To do:
Collect from the data below each line with "React".

Data section:
※

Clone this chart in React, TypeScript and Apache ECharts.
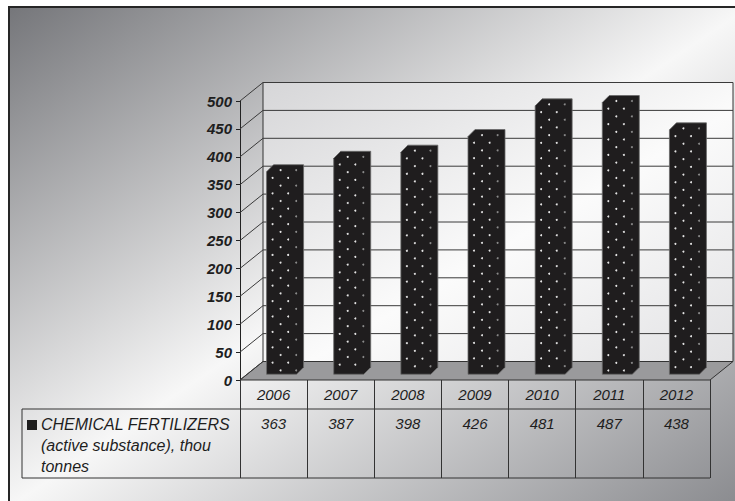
import React, { useEffect, useRef } from "react";
import * as echarts from "echarts";

const categories = ["2006", "2007", "2008", "2009", "2010", "2011", "2012"];
const values = [363, 387, 398, 426, 481, 487, 438];
const yTicks = [0, 50, 100, 150, 200, 250, 300, 350, 400, 450, 500];
const seriesLabel = "CHEMICAL FERTILIZERS\n(active substance), thou\ntonnes";

const DX = 23;
const DY = -18.5;
const BOX_HALF = 15;
const BOX_D = 3.5;
const FONT = '"Liberation Sans", Arial, sans-serif';

export default function App() {
  const ref = useRef<HTMLDivElement>(null);
  useEffect(() => {
    if (!ref.current) return;
    const chart = echarts.init(ref.current, null, { renderer: "svg" });

    const renderFrame = (params: any, api: any) => {
      const cs = params.coordSys;
      const left = cs.x;
      const right = cs.x + cs.width;
      const top = cs.y;
      const bottom = cs.y + cs.height;
      const children: any[] = [];
      children.push({
        type: "polygon",
        shape: {
          points: [
            [left + DX, top + DY],
            [right + DX, top + DY],
            [right + DX, bottom + DY],
            [left + DX, bottom + DY],
          ],
        },
        style: {
          fill: new echarts.graphic.LinearGradient(0, 0, 1, 1, [
            { offset: 0, color: "#d6d6d8" },
            { offset: 0.55, color: "#fbfbfb" },
            { offset: 1, color: "#e2e2e4" },
          ]),
          stroke: "#333",
          lineWidth: 1,
        },
      });
      children.push({
        type: "polygon",
        shape: {
          points: [
            [left, bottom],
            [left + DX, bottom + DY],
            [right + DX, bottom + DY],
            [right, bottom],
          ],
        },
        style: { fill: "#9a9a9c", stroke: "#333", lineWidth: 1 },
      });
      yTicks.forEach((v) => {
        const y = api.coord([0, v])[1];
        if (v > 0) {
          children.push({
            type: "line",
            shape: { x1: left + DX, y1: y + DY, x2: right + DX, y2: y + DY },
            style: { stroke: "#3a3a3a", lineWidth: 1 },
          });
        }
        children.push({
          type: "line",
          shape: { x1: left, y1: y, x2: left + DX, y2: y + DY },
          style: { stroke: "#3a3a3a", lineWidth: 1 },
        });
      });
      // table lines
      const tl = 22;
      children.push({
        type: "line",
        shape: { x1: tl, y1: bottom + 29, x2: right, y2: bottom + 29 },
        style: { stroke: "#333", lineWidth: 1 },
      });
      children.push({
        type: "line",
        shape: { x1: tl, y1: bottom + 98, x2: right, y2: bottom + 98 },
        style: { stroke: "#333", lineWidth: 1 },
      });
      children.push({
        type: "line",
        shape: { x1: tl, y1: bottom + 29, x2: tl, y2: bottom + 98 },
        style: { stroke: "#333", lineWidth: 1 },
      });
      return { type: "group", children };
    };

    const renderBar = (params: any, api: any) => {
      const idx = api.value(0);
      const v = api.value(1);
      const [fx, fy] = api.coord([idx, v]);
      const fy0 = api.coord([idx, 0])[1];
      const cx = fx + DX / 2;
      const yc = fy + DY / 2;
      const yc0 = fy0 + DY / 2;
      const x1 = cx - BOX_D - BOX_HALF;
      const x2 = cx - BOX_D + BOX_HALF;
      const ytop = yc + BOX_D;
      const ybot = yc0 + BOX_D;
      const d2 = BOX_D * 2;
      const children: any[] = [
        {
          type: "polygon",
          shape: {
            points: [
              [x1, ytop],
              [x1 + d2, ytop - d2],
              [x2 + d2, ytop - d2],
              [x2 + d2, ybot - d2],
              [x2, ybot],
              [x1, ybot],
            ],
          },
          style: { fill: "#1f1d1e", stroke: "#6a6a6a", lineWidth: 0.8 },
        },
      ];
      let r = 0;
      for (let y = ytop - 1.5; y < ybot - 2; y += 7.7, r++) {
        const off = r % 2 === 0 ? 14 : 6;
        for (let x = x1 + off; x < x2 + d2 - 1.5; x += 15.6) {
          children.push({
            type: "circle",
            shape: { cx: x, cy: y, r: 1 },
            style: { fill: x > x2 - 1 ? "#8a8a8a" : "#e4e4e4" },
          });
        }
      }
      children.push({
        type: "text",
        x: fx,
        y: fy0 + 43,
        style: {
          text: String(v),
          fill: "#1e1e1e",
          font: `italic 15px ${FONT}`,
          align: "center",
          verticalAlign: "middle",
        },
      });
      return { type: "group", children };
    };

    chart.setOption({
      animation: false,
      graphic: [
        {
          type: "rect",
          z: -100,
          shape: { x: 9, y: 7, width: 740, height: 500 },
          style: {
            fill: new echarts.graphic.LinearGradient(0, 0, 1, 1, [
              { offset: 0, color: "#75767a" },
              { offset: 0.5, color: "#f7f7f7" },
              { offset: 1, color: "#88898d" },
            ]),
            stroke: "#262626",
            lineWidth: 2,
          },
        },
        {
          type: "rect",
          z: 10,
          shape: { x: 27, y: 420, width: 10, height: 10 },
          style: { fill: "#1e1e1e" },
        },
        {
          type: "text",
          z: 10,
          x: 41,
          y: 413.5,
          style: {
            text: seriesLabel,
            fill: "#1e1e1e",
            font: `italic 16px ${FONT}`,
            lineHeight: 21,
            verticalAlign: "top",
          },
        },
      ],
      grid: { left: 240, top: 101, width: 470, height: 279, containLabel: false },
      xAxis: {
        type: "category",
        data: categories,
        boundaryGap: true,
        axisLine: { show: false },
        axisTick: { show: true, length: 98, lineStyle: { color: "#333", width: 1 } },
        axisLabel: {
          margin: 7,
          color: "#1e1e1e",
          fontStyle: "italic",
          fontSize: 15,
          fontFamily: FONT,
        },
        splitLine: { show: false },
      },
      yAxis: {
        type: "value",
        min: 0,
        max: 500,
        interval: 50,
        axisLine: { show: true, lineStyle: { color: "#222", width: 1 } },
        axisTick: { show: true, length: 4, lineStyle: { color: "#222" } },
        axisLabel: {
          margin: 8,
          color: "#1e1e1e",
          fontStyle: "italic",
          fontWeight: "bold",
          fontSize: 15,
          fontFamily: FONT,
        },
        splitLine: { show: false },
      },
      series: [
        {
          type: "custom",
          z: 1,
          silent: true,
          data: [[0, 0]],
          renderItem: renderFrame,
        },
        {
          type: "custom",
          z: 3,
          name: "CHEMICAL FERTILIZERS",
          data: values.map((v, i) => [i, v]),
          renderItem: renderBar,
        },
      ],
    });
    return () => chart.dispose();
  }, []);
  return (
    <div
      ref={ref}
      style={{ position: "fixed", left: 0, top: 0, width: 735, height: 501, background: "#fff" }}
    />
  );
}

※

Written reply:
Clone this chart in React, TypeScript and Apache ECharts.
import React, { useEffect, useRef } from "react";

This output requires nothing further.